TASK DETAILS:
Set down the material exactly as given, please, from its first line through the line that includes "0.844, 0.870, 0.892, 0.913, 0.931, 0.948, 0.964, 0.974]".

[MATERIAL start]

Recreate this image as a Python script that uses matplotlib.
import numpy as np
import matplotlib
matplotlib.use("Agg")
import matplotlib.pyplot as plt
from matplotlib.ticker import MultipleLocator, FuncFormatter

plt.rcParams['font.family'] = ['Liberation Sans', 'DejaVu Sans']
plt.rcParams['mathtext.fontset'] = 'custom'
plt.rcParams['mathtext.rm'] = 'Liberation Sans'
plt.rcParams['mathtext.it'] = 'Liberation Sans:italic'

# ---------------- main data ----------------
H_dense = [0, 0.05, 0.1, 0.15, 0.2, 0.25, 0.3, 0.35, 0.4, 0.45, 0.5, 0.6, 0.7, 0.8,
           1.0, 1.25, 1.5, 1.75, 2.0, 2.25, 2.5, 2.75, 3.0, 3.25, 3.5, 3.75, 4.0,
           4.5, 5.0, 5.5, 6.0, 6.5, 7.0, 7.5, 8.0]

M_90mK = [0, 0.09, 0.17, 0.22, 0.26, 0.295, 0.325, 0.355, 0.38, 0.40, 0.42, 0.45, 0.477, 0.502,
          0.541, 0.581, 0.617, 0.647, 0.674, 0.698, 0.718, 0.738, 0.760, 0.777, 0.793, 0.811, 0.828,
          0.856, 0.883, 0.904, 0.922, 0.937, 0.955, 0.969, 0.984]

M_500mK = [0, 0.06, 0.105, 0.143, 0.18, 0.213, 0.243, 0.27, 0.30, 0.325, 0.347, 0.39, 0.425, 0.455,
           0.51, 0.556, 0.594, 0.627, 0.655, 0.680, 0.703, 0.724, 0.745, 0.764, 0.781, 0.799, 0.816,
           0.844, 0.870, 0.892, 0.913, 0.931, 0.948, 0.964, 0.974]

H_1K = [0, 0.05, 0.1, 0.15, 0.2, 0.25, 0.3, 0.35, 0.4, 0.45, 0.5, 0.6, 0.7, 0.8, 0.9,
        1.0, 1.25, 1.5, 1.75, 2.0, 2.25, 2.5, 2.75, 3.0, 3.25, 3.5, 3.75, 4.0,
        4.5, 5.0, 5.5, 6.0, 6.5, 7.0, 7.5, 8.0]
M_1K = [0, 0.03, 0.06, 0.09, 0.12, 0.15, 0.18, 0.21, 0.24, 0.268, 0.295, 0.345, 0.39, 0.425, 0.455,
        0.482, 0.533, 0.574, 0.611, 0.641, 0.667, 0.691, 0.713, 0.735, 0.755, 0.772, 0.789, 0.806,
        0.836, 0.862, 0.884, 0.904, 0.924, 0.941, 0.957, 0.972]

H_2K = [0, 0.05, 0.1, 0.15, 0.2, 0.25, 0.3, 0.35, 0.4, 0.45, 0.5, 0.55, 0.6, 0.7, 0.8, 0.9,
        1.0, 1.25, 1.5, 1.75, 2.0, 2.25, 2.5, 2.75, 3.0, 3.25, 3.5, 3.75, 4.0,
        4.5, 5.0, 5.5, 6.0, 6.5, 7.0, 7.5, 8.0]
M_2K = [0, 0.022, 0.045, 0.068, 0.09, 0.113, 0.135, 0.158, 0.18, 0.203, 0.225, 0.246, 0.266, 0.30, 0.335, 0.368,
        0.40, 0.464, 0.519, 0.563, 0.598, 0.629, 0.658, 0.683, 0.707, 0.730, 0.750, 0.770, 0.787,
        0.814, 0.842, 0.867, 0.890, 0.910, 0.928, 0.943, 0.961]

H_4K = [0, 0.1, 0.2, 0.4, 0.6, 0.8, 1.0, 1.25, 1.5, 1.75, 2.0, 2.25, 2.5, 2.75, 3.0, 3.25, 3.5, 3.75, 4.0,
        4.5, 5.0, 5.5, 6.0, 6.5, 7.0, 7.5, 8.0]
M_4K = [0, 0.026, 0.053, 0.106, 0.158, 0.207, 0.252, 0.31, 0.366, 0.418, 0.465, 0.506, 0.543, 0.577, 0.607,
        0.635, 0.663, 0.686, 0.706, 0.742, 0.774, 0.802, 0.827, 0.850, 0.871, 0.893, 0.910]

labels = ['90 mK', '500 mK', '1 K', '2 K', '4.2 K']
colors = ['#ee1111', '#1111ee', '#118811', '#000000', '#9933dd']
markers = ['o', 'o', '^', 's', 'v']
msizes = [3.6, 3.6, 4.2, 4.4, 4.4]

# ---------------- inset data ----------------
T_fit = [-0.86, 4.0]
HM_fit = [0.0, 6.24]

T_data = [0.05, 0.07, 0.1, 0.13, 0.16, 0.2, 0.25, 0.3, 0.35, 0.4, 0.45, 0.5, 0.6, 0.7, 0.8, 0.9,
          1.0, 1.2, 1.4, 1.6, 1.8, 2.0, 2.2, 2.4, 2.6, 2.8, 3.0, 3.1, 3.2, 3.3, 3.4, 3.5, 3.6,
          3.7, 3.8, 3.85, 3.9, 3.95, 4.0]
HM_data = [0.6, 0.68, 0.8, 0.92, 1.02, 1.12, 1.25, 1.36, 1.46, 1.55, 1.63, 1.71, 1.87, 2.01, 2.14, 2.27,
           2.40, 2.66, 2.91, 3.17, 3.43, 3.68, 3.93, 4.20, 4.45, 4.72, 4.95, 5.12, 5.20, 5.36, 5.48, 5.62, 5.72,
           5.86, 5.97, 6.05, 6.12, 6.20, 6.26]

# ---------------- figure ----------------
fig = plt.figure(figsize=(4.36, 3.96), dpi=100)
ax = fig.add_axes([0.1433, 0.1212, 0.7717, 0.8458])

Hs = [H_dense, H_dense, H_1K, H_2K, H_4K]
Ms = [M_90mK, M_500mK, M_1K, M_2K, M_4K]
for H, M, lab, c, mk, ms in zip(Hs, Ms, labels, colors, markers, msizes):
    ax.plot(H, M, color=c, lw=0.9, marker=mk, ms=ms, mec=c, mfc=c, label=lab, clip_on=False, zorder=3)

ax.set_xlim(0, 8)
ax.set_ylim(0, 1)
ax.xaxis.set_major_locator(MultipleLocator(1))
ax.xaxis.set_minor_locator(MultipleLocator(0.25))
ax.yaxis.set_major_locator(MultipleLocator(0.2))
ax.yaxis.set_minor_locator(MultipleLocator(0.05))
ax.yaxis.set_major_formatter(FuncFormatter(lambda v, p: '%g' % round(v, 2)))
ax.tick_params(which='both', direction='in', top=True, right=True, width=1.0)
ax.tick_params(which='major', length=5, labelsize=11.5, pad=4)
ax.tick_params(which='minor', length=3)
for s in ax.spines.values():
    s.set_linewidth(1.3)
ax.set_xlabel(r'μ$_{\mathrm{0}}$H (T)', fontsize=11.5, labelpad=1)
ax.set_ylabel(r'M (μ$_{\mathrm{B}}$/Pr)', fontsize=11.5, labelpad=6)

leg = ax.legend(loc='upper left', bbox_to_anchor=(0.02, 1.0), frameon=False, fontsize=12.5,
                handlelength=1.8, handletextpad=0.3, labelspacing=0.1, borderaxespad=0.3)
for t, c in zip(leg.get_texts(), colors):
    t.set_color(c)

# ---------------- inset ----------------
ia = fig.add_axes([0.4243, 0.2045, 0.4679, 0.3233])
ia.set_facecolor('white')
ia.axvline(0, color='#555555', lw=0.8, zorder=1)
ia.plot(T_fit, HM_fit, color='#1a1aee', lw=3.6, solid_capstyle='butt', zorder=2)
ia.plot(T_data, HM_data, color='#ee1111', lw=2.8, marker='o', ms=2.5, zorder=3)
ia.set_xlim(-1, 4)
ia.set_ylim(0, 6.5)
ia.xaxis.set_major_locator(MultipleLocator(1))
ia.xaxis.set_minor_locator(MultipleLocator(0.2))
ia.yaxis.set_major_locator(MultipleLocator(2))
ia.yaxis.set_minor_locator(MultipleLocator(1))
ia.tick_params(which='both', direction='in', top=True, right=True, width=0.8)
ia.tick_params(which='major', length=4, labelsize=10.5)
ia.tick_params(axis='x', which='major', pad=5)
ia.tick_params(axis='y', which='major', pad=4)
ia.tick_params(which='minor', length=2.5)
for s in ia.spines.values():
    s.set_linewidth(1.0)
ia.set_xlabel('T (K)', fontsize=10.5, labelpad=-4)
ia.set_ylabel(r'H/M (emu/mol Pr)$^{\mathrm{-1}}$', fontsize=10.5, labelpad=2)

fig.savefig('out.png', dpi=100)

[MATERIAL end]

ANSWER:
Recreate this image as a Python script that uses matplotlib.
import numpy as np
import matplotlib
matplotlib.use("Agg")
import matplotlib.pyplot as plt
from matplotlib.ticker import MultipleLocator, FuncFormatter

plt.rcParams['font.family'] = ['Liberation Sans', 'DejaVu Sans']
plt.rcParams['mathtext.fontset'] = 'custom'
plt.rcParams['mathtext.rm'] = 'Liberation Sans'
plt.rcParams['mathtext.it'] = 'Liberation Sans:italic'

# ---------------- main data ----------------
H_dense = [0, 0.05, 0.1, 0.15, 0.2, 0.25, 0.3, 0.35, 0.4, 0.45, 0.5, 0.6, 0.7, 0.8,
           1.0, 1.25, 1.5, 1.75, 2.0, 2.25, 2.5, 2.75, 3.0, 3.25, 3.5, 3.75, 4.0,
           4.5, 5.0, 5.5, 6.0, 6.5, 7.0, 7.5, 8.0]

M_90mK = [0, 0.09, 0.17, 0.22, 0.26, 0.295, 0.325, 0.355, 0.38, 0.40, 0.42, 0.45, 0.477, 0.502,
          0.541, 0.581, 0.617, 0.647, 0.674, 0.698, 0.718, 0.738, 0.760, 0.777, 0.793, 0.811, 0.828,
          0.856, 0.883, 0.904, 0.922, 0.937, 0.955, 0.969, 0.984]

M_500mK = [0, 0.06, 0.105, 0.143, 0.18, 0.213, 0.243, 0.27, 0.30, 0.325, 0.347, 0.39, 0.425, 0.455,
           0.51, 0.556, 0.594, 0.627, 0.655, 0.680, 0.703, 0.724, 0.745, 0.764, 0.781, 0.799, 0.816,
           0.844, 0.870, 0.892, 0.913, 0.931, 0.948, 0.964, 0.974]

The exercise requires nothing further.